#### Required task:
Leave out the pictures, and retype only the lines from the beginning of the material through the line that contains "const geoColors = ['#69a1d7', '#2a5e91', '#959595'];", including both.

#### Material for the task:
-*-

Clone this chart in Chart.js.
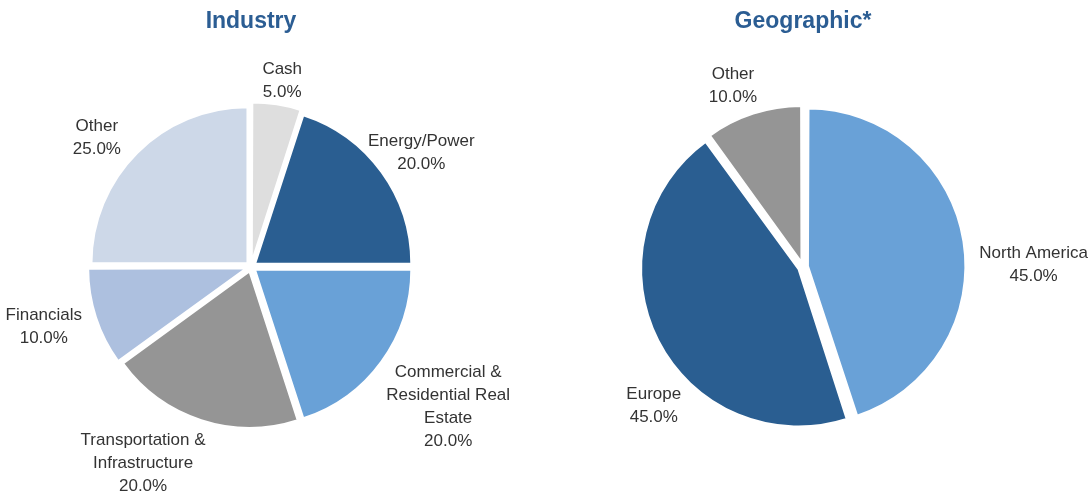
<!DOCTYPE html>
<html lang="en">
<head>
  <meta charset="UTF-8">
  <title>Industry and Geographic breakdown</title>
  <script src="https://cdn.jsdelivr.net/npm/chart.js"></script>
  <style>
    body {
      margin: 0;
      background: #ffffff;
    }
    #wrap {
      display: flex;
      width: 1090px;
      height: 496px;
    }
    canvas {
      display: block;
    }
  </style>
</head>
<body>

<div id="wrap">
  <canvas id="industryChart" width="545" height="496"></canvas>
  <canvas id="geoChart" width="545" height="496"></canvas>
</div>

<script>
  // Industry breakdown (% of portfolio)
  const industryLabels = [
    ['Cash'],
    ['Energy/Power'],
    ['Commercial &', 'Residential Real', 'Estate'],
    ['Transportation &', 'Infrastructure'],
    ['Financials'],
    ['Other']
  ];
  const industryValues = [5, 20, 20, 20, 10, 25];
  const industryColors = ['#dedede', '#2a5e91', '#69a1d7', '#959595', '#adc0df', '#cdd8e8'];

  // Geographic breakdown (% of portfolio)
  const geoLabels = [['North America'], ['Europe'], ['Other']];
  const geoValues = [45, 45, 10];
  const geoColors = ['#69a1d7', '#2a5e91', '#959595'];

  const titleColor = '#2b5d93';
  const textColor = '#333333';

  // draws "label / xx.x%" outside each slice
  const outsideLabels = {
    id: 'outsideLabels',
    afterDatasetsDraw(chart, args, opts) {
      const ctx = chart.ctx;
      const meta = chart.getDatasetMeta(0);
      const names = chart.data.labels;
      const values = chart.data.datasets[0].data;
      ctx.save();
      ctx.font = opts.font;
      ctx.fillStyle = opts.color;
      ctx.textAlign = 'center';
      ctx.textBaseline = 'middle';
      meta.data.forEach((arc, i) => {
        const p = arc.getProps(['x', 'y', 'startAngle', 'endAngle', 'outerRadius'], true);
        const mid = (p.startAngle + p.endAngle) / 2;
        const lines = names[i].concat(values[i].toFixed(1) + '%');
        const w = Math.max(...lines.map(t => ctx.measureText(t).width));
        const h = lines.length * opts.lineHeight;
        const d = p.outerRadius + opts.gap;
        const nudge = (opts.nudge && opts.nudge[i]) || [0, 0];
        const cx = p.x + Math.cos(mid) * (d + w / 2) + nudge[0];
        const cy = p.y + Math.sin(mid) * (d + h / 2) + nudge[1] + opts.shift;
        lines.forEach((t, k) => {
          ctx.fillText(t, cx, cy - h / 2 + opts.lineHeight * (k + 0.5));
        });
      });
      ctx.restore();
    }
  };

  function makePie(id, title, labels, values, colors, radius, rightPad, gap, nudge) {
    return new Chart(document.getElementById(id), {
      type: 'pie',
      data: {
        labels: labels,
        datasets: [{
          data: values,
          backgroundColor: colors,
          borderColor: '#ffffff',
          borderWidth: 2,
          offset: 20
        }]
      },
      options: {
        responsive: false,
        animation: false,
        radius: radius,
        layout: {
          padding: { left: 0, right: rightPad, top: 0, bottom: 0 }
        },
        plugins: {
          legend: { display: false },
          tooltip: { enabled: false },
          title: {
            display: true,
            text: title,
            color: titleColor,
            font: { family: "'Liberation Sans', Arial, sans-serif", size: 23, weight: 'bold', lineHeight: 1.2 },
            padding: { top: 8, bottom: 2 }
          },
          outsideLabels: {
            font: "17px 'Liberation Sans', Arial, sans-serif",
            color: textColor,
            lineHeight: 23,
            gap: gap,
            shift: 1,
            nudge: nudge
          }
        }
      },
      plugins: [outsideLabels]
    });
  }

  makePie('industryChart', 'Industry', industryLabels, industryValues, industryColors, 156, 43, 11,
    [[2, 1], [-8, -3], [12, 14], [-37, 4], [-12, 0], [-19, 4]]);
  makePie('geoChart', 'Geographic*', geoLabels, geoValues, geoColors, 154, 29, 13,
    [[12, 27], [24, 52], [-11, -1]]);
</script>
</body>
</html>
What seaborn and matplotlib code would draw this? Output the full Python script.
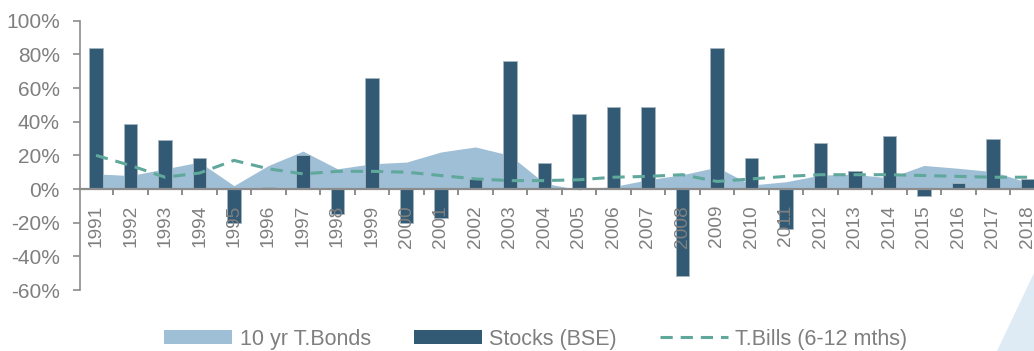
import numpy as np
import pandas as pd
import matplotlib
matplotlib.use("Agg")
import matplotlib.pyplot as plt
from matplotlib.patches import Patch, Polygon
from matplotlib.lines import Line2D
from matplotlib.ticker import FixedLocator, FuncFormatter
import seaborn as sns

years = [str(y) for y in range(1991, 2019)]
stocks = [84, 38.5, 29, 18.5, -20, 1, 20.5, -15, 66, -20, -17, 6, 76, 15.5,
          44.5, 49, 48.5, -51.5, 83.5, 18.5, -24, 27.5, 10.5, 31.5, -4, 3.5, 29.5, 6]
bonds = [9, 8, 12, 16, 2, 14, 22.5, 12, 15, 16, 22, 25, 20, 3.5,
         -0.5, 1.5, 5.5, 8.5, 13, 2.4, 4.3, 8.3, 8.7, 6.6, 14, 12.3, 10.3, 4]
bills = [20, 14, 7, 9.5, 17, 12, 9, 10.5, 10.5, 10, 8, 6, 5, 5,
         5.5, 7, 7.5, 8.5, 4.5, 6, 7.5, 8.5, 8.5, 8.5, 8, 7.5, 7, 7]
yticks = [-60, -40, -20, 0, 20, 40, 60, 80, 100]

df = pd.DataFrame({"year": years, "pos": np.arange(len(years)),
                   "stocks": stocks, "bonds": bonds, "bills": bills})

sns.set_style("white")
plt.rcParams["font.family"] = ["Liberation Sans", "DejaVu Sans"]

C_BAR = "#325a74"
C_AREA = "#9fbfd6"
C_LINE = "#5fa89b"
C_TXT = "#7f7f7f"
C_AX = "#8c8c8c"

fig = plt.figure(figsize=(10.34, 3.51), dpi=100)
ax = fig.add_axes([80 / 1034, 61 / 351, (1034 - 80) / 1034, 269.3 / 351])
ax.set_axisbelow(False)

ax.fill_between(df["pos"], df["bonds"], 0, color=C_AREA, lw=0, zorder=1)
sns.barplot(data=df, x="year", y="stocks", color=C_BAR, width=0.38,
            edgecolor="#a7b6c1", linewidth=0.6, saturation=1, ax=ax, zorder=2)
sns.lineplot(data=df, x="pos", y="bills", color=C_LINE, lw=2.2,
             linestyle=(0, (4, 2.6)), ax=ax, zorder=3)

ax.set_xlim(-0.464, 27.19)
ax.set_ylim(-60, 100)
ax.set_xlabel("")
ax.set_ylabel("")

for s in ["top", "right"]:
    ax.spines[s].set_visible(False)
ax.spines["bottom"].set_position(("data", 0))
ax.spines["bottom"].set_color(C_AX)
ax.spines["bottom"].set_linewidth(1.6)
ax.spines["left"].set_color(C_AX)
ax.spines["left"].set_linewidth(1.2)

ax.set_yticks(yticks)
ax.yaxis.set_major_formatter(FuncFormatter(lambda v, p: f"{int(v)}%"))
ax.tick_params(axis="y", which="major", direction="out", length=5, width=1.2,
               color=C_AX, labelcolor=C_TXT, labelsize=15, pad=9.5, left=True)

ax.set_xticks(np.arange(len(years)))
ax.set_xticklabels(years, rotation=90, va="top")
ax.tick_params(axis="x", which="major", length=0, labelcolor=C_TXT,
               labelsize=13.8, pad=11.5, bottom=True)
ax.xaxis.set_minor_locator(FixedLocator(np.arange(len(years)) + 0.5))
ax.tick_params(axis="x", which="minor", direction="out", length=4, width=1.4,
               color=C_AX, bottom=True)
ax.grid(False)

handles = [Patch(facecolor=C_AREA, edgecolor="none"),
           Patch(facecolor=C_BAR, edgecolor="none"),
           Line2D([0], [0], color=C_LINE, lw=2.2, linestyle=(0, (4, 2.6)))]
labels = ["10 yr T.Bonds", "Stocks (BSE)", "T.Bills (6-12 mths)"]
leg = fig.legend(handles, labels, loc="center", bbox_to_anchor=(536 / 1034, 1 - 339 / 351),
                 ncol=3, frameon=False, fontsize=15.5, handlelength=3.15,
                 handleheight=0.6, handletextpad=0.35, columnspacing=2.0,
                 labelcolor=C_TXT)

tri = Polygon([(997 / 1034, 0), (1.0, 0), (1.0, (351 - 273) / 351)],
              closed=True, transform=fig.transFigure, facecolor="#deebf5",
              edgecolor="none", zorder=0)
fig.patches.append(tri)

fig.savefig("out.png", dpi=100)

-*-

#### The solution:
Clone this chart in Chart.js.
<!DOCTYPE html>
<html lang="en">
<head>
  <meta charset="UTF-8">
  <title>Industry and Geographic breakdown</title>
  <script src="https://cdn.jsdelivr.net/npm/chart.js"></script>
  <style>
    body {
      margin: 0;
      background: #ffffff;
    }
    #wrap {
      display: flex;
      width: 1090px;
      height: 496px;
    }
    canvas {
      display: block;
    }
  </style>
</head>
<body>

<div id="wrap">
  <canvas id="industryChart" width="545" height="496"></canvas>
  <canvas id="geoChart" width="545" height="496"></canvas>
</div>

<script>
  // Industry breakdown (% of portfolio)
  const industryLabels = [
    ['Cash'],
    ['Energy/Power'],
    ['Commercial &', 'Residential Real', 'Estate'],
    ['Transportation &', 'Infrastructure'],
    ['Financials'],
    ['Other']
  ];
  const industryValues = [5, 20, 20, 20, 10, 25];
  const industryColors = ['#dedede', '#2a5e91', '#69a1d7', '#959595', '#adc0df', '#cdd8e8'];

  // Geographic breakdown (% of portfolio)
  const geoLabels = [['North America'], ['Europe'], ['Other']];
  const geoValues = [45, 45, 10];
  const geoColors = ['#69a1d7', '#2a5e91', '#959595'];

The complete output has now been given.